10 abr 2018

La Cruz y la Corona (II)

  "En el otoño de 1962, habiéndome quedado interinamente de Encargado de Negocios de la Embajada de España en Atenas, tuve la oportunidad de conversar frecuentemente, sin testigos, con el príncipe Juan Carlos. Recuerdo muy bien que, ya en nuestros primeros diálogos, me chocó su contundente apología de la persona de Franco, y su manifiesta adhesión a las ideas de su maestro L. López Rodó sobre la política que debía hacerse y venía haciéndose en España (...) Mostraba gran indiferencia sobre el mundo de la cultura y una notable insensibilidad ante los graves problemas derivados del sangriento enfrentamiento civil de 1936, ante la crueldad represiva de la dictadura franquista y la destrucción de las libertades. No era beato pero sí piadoso y temeroso de Dios al estilo tradicional. Aunque mi trabajo con él fue siempre de respeto y cordialidad, le hice notar desde el principio mi republicanismo, y anotó su reacción: "Eso no tiene importancia, Gonzalo; en España no hay monárquicos" (...) Quedé desagradablemente sorprendido de su escasa atención a las convicciones constitucionales de su padre, y me pareció evidente que desestimaba la convicción que abrigaba el Conde de Barcelona de que una restauración monárquica debería y tendría que pasar por una ruptura formal con la pseudolegitimidad del Estado surgido de una contienda civil fratricida, lo cual tambien comportaba para el Conde, me imagino, una consulta popular sobre la forma de Gobierno, o de Estado, como otros prefieren decir. Varias veces le señalé que las condiciones que fijaba acertadamente su padre eran, democráticamente hablando, insoslayables, a lo cual me respondía invariablemente que él no compartía ese planteamiento y que creía en una vía intermedia -usando a menudo la expresiva locución británica fifty-fifty- que no pusiera en cuestión los fundamentos del régimen.

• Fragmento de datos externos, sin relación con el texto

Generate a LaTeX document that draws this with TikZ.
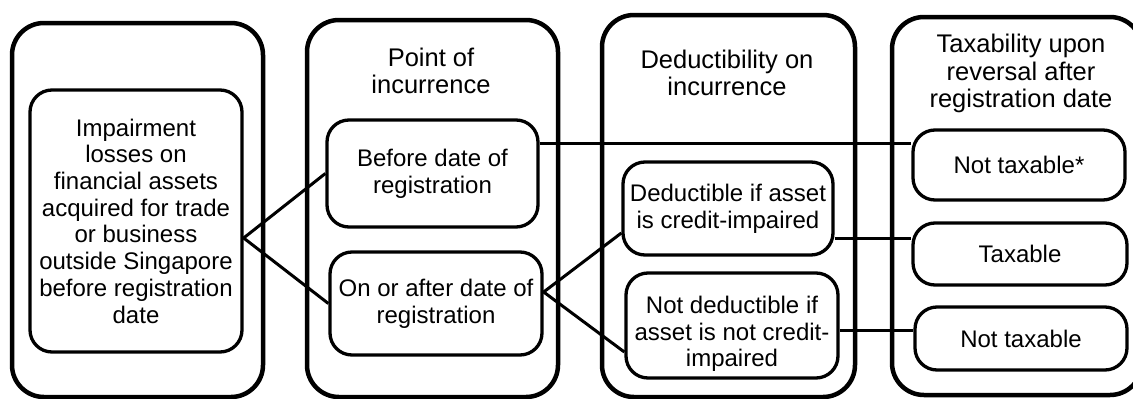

 Pero la realidad de los hechos incluso desbordó ampliamente mis pesimistas expectativas sobre el príncipe, cuando el 23 de octubre de 1969, ante el Pleno de las Cortes franquistas, el nuevo príncipe heredero de un general insurrecto introdujo su juramento por recordarlo mediante la pluma de G. Morán con estas palabras: "Estoy profundamente emocionado por la confianza que ha depositado en mi su Excelencia el Jefe del Estado [...] Formado en la España surgida el 18 de julio, he conocido paso a paso las importantes realizaciones que se han conseguido bajo el mando magistral del Generalísimo..." (El precio de la transición, 1991).

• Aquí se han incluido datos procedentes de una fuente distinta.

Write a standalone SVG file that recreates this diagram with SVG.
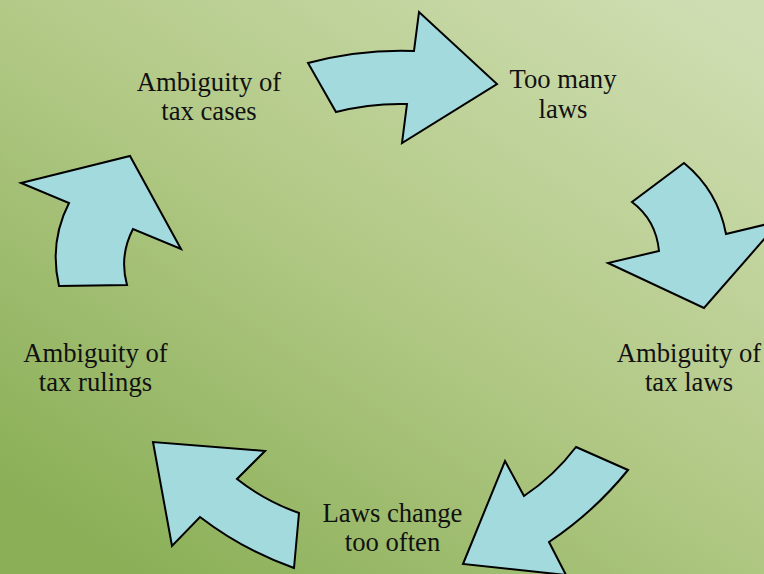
<svg xmlns="http://www.w3.org/2000/svg" width="764" height="574" viewBox="0 0 764 574">
  <defs>
    <linearGradient id="bg" gradientUnits="userSpaceOnUse" x1="640" y1="-40" x2="200" y2="620">
      <stop offset="0" stop-color="#cfdeb2"/>
      <stop offset="0.5" stop-color="#b2c986"/>
      <stop offset="1" stop-color="#8aaf57"/>
    </linearGradient>
    <style>
      .arrow { fill: #a2dadd; stroke: #000; stroke-width: 2; stroke-linejoin: miter; }
      .label { font-family: "Liberation Serif", "Times New Roman", serif; font-size: 26.67px; fill: #111; text-anchor: middle; }
    </style>
  </defs>

  <rect width="764" height="574" fill="url(#bg)"/>

  <!-- curved block arrows between the cycle steps -->
  <g id="connectors">
    <path class="arrow" d="M308,63 Q361,49 414,51 L419,12 L497,84 L402,143 L407,104 Q371,103 336,112 Z"/>
    <path class="arrow" d="M684,163 Q718,191 726,234 L780,221 L704,308 L608,263 L659,251 Q656,220 632,202 Z"/>
    <path class="arrow" d="M576,447 L628,470 Q594,512 549,542 L566,575 L463,564 L505,461 L524,496 Q554,476 576,447 Z"/>
    <path class="arrow" d="M299,513 L294,568 Q243,550 200,517 L172,546 L153,442 L265,451 L237,479 Q265,501 299,513 Z"/>
    <path class="arrow" d="M59,286 L127,285 Q119,256 133,229 L181,249 L130,156 L21,183 L69,203 Q49,242 59,286 Z"/>
  </g>

  <g id="too-many-laws">
    <text class="label" x="563" y="88">Too many</text>
    <text class="label" x="563" y="117.5">laws</text>
  </g>

  <g id="ambiguity-tax-laws">
    <text class="label" x="689" y="362">Ambiguity of</text>
    <text class="label" x="689" y="391">tax laws</text>
  </g>

  <g id="laws-change">
    <text class="label" x="392.5" y="521.5">Laws change</text>
    <text class="label" x="392.5" y="550.5">too often</text>
  </g>

  <g id="ambiguity-tax-rulings">
    <text class="label" x="95.5" y="361.5">Ambiguity of</text>
    <text class="label" x="95.5" y="390.5">tax rulings</text>
  </g>

  <g id="ambiguity-tax-cases">
    <text class="label" x="209" y="90.5">Ambiguity of</text>
    <text class="label" x="209" y="119.5">tax cases</text>
  </g>
</svg>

  Luego juró tres cosas, por este orden: primero, lealtad a Franco; segundo, fidelidad a los Principios del Movimiento Nacional, y tercero, a las demás Leyes Fundamentales del Reino. A continuación aún pronunció unas emotivas referencias personales que electrizaron a cuantos abarrotaban la sala, Caudillo incluido: "Quiero expresar, en primer lugar, que recibo de su Excelencia el Jefe del Estado y Generalísimo Franco la legitimidad política surgida el 18 de julio de 1936 [...] Mi general: a pesar de los grandes sacrificios que esta tarea pueda proporcionarme, estoy seguro de que mi pulso no temblará para hacer cuanto fuera preciso en defensa de los Principios y Leyes que acabo de jurar". Torcuato Fernández Miranda, llegado el momento, con dotes de verdadero taumaturgo supo disipar, como escribe C. Seco Serrano, los "escrúpulos del Príncipe" -¿sintió realmente sinceros escrúpulos?-: "El juramento podía mantenerse intacto. Se trataba de saltar de legalidad a legalidad".